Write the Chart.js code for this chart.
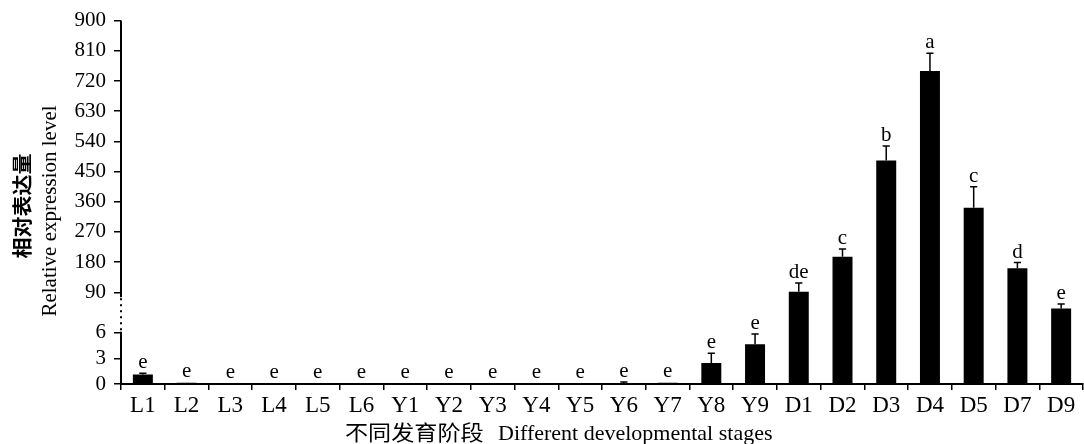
****************************************
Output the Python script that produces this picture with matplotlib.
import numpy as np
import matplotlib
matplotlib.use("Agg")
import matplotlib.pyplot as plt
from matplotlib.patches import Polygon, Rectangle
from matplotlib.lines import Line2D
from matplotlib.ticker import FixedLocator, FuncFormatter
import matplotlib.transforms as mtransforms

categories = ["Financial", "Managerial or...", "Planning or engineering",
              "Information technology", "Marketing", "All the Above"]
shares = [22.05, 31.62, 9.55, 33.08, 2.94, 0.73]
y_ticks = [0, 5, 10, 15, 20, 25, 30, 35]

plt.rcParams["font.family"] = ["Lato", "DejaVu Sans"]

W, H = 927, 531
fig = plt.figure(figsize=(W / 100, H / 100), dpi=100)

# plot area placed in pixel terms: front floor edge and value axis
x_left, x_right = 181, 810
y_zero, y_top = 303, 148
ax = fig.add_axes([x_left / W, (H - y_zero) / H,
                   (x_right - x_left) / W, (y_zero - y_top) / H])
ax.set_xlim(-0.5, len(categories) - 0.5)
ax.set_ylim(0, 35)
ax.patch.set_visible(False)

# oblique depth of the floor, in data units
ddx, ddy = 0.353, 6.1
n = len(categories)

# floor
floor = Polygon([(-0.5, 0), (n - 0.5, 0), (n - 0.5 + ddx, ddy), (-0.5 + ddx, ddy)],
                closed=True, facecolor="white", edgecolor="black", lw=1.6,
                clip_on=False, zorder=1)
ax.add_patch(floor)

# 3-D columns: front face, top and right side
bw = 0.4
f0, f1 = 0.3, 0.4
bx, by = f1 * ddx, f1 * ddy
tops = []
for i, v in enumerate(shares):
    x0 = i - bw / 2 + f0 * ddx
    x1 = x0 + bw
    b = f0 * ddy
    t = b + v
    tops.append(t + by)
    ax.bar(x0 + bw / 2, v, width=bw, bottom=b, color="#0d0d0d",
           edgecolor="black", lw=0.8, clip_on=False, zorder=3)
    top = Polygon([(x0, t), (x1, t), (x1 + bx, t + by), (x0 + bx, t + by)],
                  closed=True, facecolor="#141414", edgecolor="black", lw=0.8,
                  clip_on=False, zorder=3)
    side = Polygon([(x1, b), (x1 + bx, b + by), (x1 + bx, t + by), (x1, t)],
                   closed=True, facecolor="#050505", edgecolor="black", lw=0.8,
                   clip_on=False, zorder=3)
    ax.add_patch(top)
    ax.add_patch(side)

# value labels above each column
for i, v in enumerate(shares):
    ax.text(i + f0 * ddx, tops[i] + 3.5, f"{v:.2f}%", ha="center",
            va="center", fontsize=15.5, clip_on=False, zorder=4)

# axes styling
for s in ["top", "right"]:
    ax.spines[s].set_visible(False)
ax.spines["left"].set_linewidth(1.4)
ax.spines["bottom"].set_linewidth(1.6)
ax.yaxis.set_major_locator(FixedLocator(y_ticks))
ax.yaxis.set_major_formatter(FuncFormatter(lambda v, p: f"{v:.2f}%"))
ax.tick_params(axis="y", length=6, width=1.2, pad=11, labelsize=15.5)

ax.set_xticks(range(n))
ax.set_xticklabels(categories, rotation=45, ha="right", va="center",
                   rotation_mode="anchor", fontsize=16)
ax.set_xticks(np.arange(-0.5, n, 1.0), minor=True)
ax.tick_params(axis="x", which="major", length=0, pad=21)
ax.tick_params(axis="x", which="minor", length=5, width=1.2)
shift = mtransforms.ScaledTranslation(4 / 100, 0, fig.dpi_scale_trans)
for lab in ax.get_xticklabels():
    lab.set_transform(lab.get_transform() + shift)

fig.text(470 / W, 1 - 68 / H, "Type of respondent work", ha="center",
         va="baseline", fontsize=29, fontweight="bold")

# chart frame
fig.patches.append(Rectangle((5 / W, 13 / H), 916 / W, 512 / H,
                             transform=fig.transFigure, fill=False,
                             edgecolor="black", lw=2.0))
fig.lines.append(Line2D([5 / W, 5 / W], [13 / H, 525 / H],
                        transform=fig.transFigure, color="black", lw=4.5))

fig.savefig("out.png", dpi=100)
****************************************
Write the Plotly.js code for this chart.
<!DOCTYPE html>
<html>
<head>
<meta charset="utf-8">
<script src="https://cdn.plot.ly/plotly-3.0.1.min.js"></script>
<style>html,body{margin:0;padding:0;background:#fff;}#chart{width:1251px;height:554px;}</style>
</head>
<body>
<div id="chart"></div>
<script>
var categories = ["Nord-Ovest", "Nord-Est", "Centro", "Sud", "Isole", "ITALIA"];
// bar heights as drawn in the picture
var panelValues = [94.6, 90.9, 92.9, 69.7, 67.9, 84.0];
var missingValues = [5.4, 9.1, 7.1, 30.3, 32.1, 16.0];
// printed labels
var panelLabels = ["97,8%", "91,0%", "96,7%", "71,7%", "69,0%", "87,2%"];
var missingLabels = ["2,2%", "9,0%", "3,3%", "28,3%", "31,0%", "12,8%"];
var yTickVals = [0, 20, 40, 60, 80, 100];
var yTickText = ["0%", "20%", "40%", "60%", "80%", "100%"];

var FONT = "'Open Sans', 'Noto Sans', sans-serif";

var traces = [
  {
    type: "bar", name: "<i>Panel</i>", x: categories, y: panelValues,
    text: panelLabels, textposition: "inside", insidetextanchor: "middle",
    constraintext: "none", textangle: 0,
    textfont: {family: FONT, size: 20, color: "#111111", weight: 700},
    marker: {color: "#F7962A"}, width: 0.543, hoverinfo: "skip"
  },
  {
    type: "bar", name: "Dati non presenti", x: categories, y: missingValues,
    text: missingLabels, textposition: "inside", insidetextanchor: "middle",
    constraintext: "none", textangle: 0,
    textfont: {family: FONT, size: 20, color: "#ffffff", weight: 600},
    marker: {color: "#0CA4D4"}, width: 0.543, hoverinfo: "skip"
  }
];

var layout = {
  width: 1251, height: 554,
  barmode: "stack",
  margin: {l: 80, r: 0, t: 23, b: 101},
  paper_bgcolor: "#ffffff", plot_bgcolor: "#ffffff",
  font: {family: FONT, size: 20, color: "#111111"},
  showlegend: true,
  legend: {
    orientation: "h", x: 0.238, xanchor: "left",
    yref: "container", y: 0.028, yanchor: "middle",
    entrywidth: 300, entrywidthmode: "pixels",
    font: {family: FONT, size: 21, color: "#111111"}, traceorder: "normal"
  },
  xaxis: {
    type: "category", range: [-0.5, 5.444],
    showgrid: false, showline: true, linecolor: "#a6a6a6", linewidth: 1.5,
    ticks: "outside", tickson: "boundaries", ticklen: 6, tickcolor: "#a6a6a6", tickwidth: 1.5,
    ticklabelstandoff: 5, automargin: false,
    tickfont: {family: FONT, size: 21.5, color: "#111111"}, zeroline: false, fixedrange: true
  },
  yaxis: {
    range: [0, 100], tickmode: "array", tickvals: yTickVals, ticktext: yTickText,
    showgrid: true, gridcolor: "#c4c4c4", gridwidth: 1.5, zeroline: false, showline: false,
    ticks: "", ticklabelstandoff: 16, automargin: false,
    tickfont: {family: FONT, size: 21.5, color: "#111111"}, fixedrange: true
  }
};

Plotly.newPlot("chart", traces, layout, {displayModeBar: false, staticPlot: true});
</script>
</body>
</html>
****************************************
CHALLENGE: Collect the lines that hold "matplotlib".

RESULT OF THIS EXERCISE:
Output the Python script that produces this picture with matplotlib.
import matplotlib
matplotlib.use("Agg")
import matplotlib.pyplot as plt
from matplotlib.patches import Polygon, Rectangle
from matplotlib.lines import Line2D
from matplotlib.ticker import FixedLocator, FuncFormatter
import matplotlib.transforms as mtransforms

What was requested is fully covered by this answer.